» Your goal
Look below for the line with "Write the Plotly code for this chart." and the line with "17.75, 18, 18.2]"; repeat exactly those two lines and all lines between them, but no pictures.

» Data supplied
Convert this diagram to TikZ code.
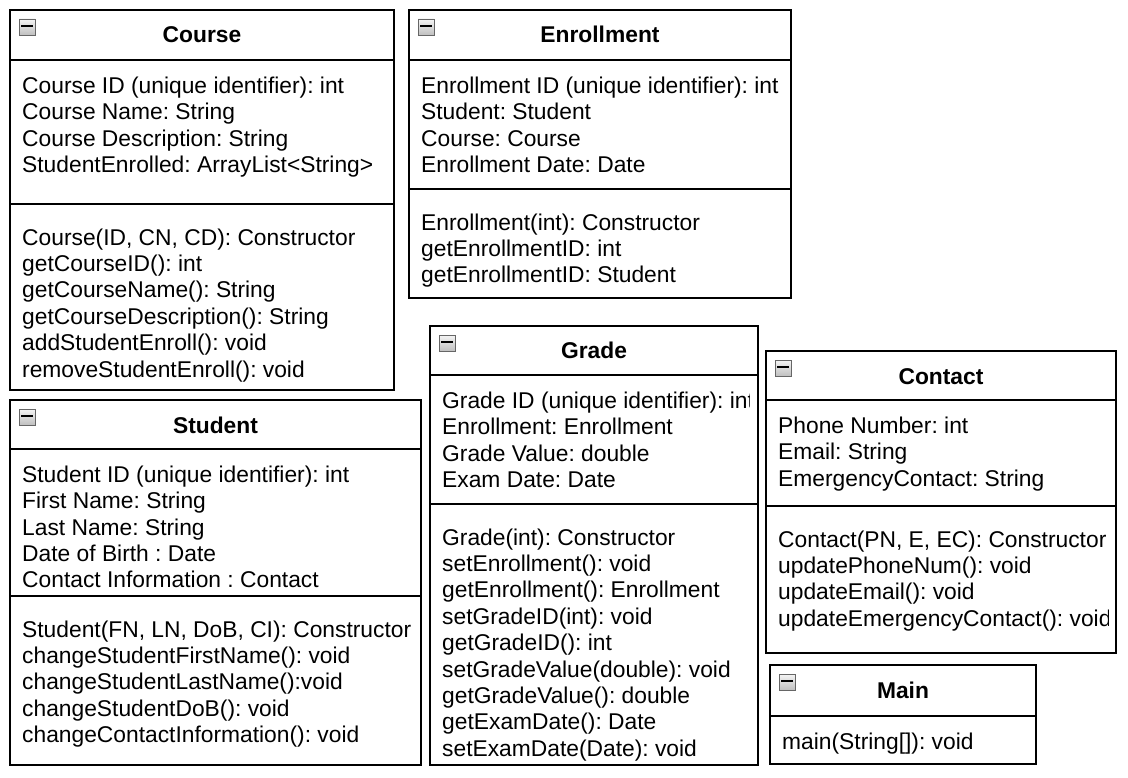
\documentclass[tikz,border=0pt]{standalone}
\usepackage{fontspec}
\setmainfont{Liberation Sans}
\frenchspacing
\newcommand{\umlfont}{\fontsize{22.8}{26.4}\selectfont}
\tikzset{
  classbox/.style={draw=black, line width=1.3pt},
  classname/.style={anchor=base, inner sep=0pt, font=\umlfont\bfseries},
  members/.style={anchor=north west, align=left, inner sep=0pt, font=\umlfont},
  foldicon/.style={draw=gray!80!black, top color=gray!8, bottom color=gray!50, line width=0.8pt},
}

\begin{document}
\begin{tikzpicture}[x=1pt, y=-1pt]
    \useasboundingbox (0,0) rectangle (1128,778);
    % Course
    \draw[classbox] (10,10) rectangle (394,390);
    \draw[classbox] (10,60) -- (394,60);
    \draw[classbox] (10,204) -- (394,204);
    \node[classname] (course) at (202,43) {Course};
    \node[members] (course_attr) at (22,74.6) {\strut Course ID (unique identifier): int\\
        Course Name: String\\ Course Description: String\\ StudentEnrolled: ArrayList<String>};
    \node[members] (course_op) at (22,226.5) {\strut Course(ID, CN, CD): Constructor\\
        getCourseID(): int\\ getCourseName(): String\\ getCourseDescription(): String\\
        addStudentEnroll(): void\\ removeStudentEnroll(): void};
    % Enrollment
    \draw[classbox] (409,10) rectangle (791,298);
    \draw[classbox] (409,60) -- (791,60);
    \draw[classbox] (409,189) -- (791,189);
    \node[classname] (enrollment) at (600,43) {Enrollment};
    \node[members] (enrollment_attr) at (421,74.6) {\strut Enrollment ID (unique identifier): int\\
        Student: Student\\ Course: Course\\ Enrollment Date: Date};
    \node[members] (enrollment_op) at (421,211.5) {\strut Enrollment(int): Constructor\\
        getEnrollmentID: int\\ getEnrollmentID: Student};
    % Student
    \draw[classbox] (10,400) rectangle (421,765);
    \draw[classbox] (10,449) -- (421,449);
    \draw[classbox] (10,596) -- (421,596);
    \node[classname] (student) at (215.5,433) {Student};
    \node[members] (student_attr) at (22,463.6) {\strut Student ID (unique identifier): int\\
        First Name: String\\ Last Name: String\\ Date of Birth : Date\\ Contact Information : Contact};
    \node[members] (student_op) at (22,618.5) {\strut Student(FN, LN, DoB, CI): Constructor\\
        changeStudentFirstName(): void\\ changeStudentLastName():void\\
        changeStudentDoB(): void\\ changeContactInformation(): void};
    % Grade
    \draw[classbox] (430,326) rectangle (758,765);
    \draw[classbox] (430,375) -- (758,375);
    \draw[classbox] (430,504) -- (758,504);
    \node[classname] (grade) at (594,359) {Grade};
    \begin{scope}
        \clip (430,326) rectangle (749,765);
        \node[members] (grade_attr) at (442,389.6) {\strut Grade ID (unique identifier): int\\
            Enrollment: Enrollment\\ Grade Value: double\\ Exam Date: Date};
        \node[members] (grade_op) at (442,526.5) {\strut Grade(int): Constructor\\
            setEnrollment(): void\\ getEnrollment(): Enrollment\\ setGradeID(int): void\\
            getGradeID(): int\\ setGradeValue(double): void\\ getGradeValue(): double\\
            getExamDate(): Date\\ setExamDate(Date): void};
    \end{scope}
    % Contact
    \draw[classbox] (766,351) rectangle (1116,653);
    \draw[classbox] (766,400) -- (1116,400);
    \draw[classbox] (766,506) -- (1116,506);
    \node[classname] (contact) at (941,384) {Contact};
    \begin{scope}
        \clip (766,351) rectangle (1108,653);
        \node[members] (contact_attr) at (778,414.6) {\strut Phone Number: int\\
            Email: String\\ EmergencyContact: String};
        \node[members] (contact_op) at (778,528.5) {\strut Contact(PN, E, EC): Constructor\\
            updatePhoneNum(): void\\ updateEmail(): void\\ updateEmergencyContact(): void};
    \end{scope}
    % Main
    \draw[classbox] (770,665) rectangle (1036,764);
    \draw[classbox] (770,716) -- (1036,716);
    \node[classname] (main) at (903,698) {Main};
    \node[members] (main_op) at (782,730.6) {\strut main(String[]): void};
    % collapse icons
    \foreach \x/\y in {10/10, 409/10, 10/400, 430/326, 766/351, 770/665} {
        \shade[foldicon] (\x+9,\y+9) rectangle +(16,16);
        \draw[line width=1.8pt] (\x+11,\y+16) -- +(12,0);
    }
\end{tikzpicture}
\end{document}
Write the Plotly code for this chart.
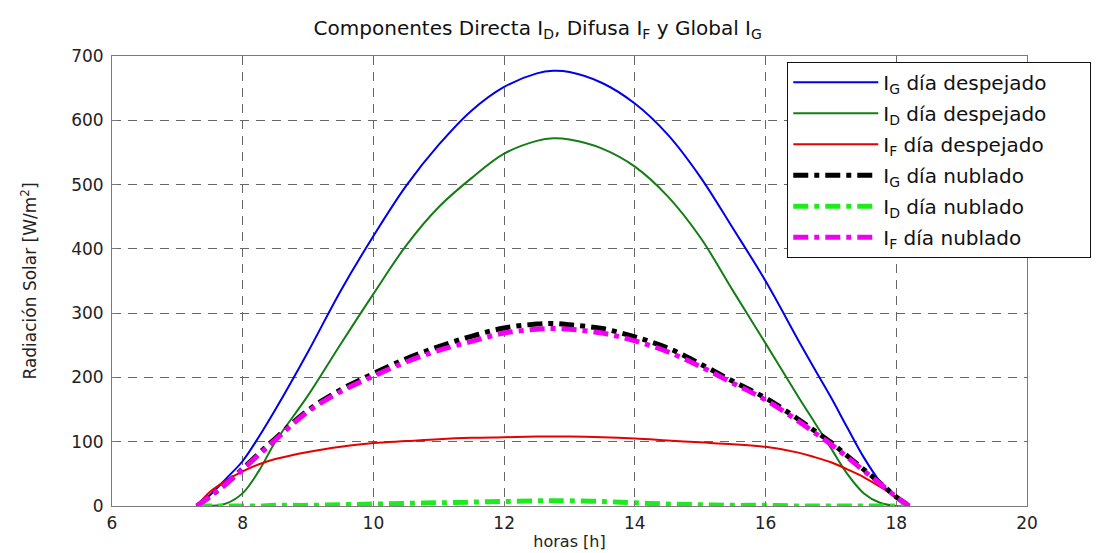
import plotly.graph_objects as go

# Hours of the day
horas = [7.3, 7.5, 7.75, 8, 8.25, 8.5, 9, 9.5, 10, 10.5, 11, 11.5, 12, 12.5, 12.75,
         13, 13.5, 14, 14.5, 15, 15.5, 16, 16.5, 16.75, 17, 17.25, 17.5, 17.75, 18, 18.2]

# Clear day (día despejado)
ig_despejado = [0, 17, 43, 70, 108, 150, 240, 335, 420, 498, 562, 615, 652, 673, 677,
                675, 658, 626, 578, 512, 432, 350, 258, 213, 169, 122, 76, 38, 12, 0]
id_despejado = [0, 0, 4, 20, 55, 100, 172, 252, 330, 405, 465, 510, 548, 568, 572,
                570, 556, 528, 482, 418, 335, 253, 170, 130, 90, 50, 20, 5, 0, 0]
if_despejado = [0, 22, 40, 54, 65, 73, 84, 92, 98, 101, 104, 106, 107, 108, 108,
                108, 107, 105, 102, 99, 96, 92, 83, 76, 68, 57, 45, 30, 14, 0]

# Cloudy day (día nublado)
ig_nublado = [0, 15, 35, 58, 82, 105, 149, 181, 206, 229, 248, 264, 277, 283, 284,
              282, 276, 263, 246, 221, 194, 168, 135, 117, 99, 78, 57, 36, 14, 0]
id_nublado = [0, 0, 0, 0, 0, 1, 1, 2, 3, 4, 5, 6, 7, 8, 8,
              8, 7, 5, 3, 2, 1, 1, 0, 0, 0, 0, 0, 0, 0, 0]
if_nublado = [0, 15, 35, 57, 80, 103, 147, 178, 202, 224, 242, 256, 269, 275, 276,
              275, 269, 257, 240, 217, 191, 165, 132, 114, 96, 76, 55, 35, 14, 0]

series = [
    ("I<sub>G</sub> día despejado", ig_despejado, "rgb(0,0,235)", 2, "solid"),
    ("I<sub>D</sub> día despejado", id_despejado, "rgb(20,125,20)", 2, "solid"),
    ("I<sub>F</sub> día despejado", if_despejado, "rgb(230,0,0)", 2, "solid"),
    ("I<sub>G</sub> día nublado", ig_nublado, "rgb(0,0,0)", 5, "15px,6px,5px,6px"),
    ("I<sub>D</sub> día nublado", id_nublado, "rgb(30,235,30)", 5, "15px,6px,5px,6px"),
    ("I<sub>F</sub> día nublado", if_nublado, "rgb(240,0,240)", 5, "15px,6px,5px,6px"),
]

fig = go.Figure()
for i, (name, vals, color, width, dash) in enumerate(series):
    fig.add_trace(go.Scatter(
        x=horas, y=vals, mode="lines", name=name + "&nbsp;" * 6, legendgroup="g%d" % i,
        line=dict(color=color, width=width, dash=dash, shape="spline", smoothing=1.0),
    ))

FONT = "DejaVu Sans, Liberation Sans, Arial, sans-serif"
axis_common = dict(
    showline=True, linecolor="#7a7a7a", linewidth=1, mirror=True,
    ticks="inside", ticklen=5, tickcolor="#7a7a7a",
    showgrid=True, gridcolor="#666666", gridwidth=1, griddash="9px,7px",
    zeroline=False, tickfont=dict(family=FONT, size=17, color="#222222"),
)

fig.update_layout(
    width=1099, height=553,
    margin=dict(l=104, r=80, t=48, b=55, autoexpand=False),
    paper_bgcolor="white", plot_bgcolor="white",
    title=dict(
        text="Componentes Directa I<sub>D</sub>, Difusa I<sub>F</sub> y Global I<sub>G</sub>",
        x=0.482, xanchor="center", y=0.964, yanchor="middle",
        font=dict(family=FONT, size=20, color="#111111"),
    ),
    xaxis=dict(range=[6, 20], dtick=2, tick0=6, ticklabelstandoff=2,
               title=dict(text="horas [h]", standoff=3,
                          font=dict(family=FONT, size=16, color="#222222")),
               **axis_common),
    yaxis=dict(range=[0, 700], dtick=100, tick0=0, ticklabelstandoff=4,
               title=dict(text="Radiación Solar [W/m<sup>2</sup>]", standoff=30,
                          font=dict(family=FONT, size=17, color="#222222")),
               **axis_common),
    legend=dict(
        x=0.738, xanchor="left", y=0.987, yanchor="top",
        bgcolor="white", bordercolor="#111111", borderwidth=1,
        font=dict(family=FONT, size=20, color="#111111"),
        itemwidth=85, tracegroupgap=2,
    ),
    showlegend=True,
)

fig.write_html("out.html")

» Response to this task
Write the Plotly code for this chart.
import plotly.graph_objects as go

# Hours of the day
horas = [7.3, 7.5, 7.75, 8, 8.25, 8.5, 9, 9.5, 10, 10.5, 11, 11.5, 12, 12.5, 12.75,
         13, 13.5, 14, 14.5, 15, 15.5, 16, 16.5, 16.75, 17, 17.25, 17.5, 17.75, 18, 18.2]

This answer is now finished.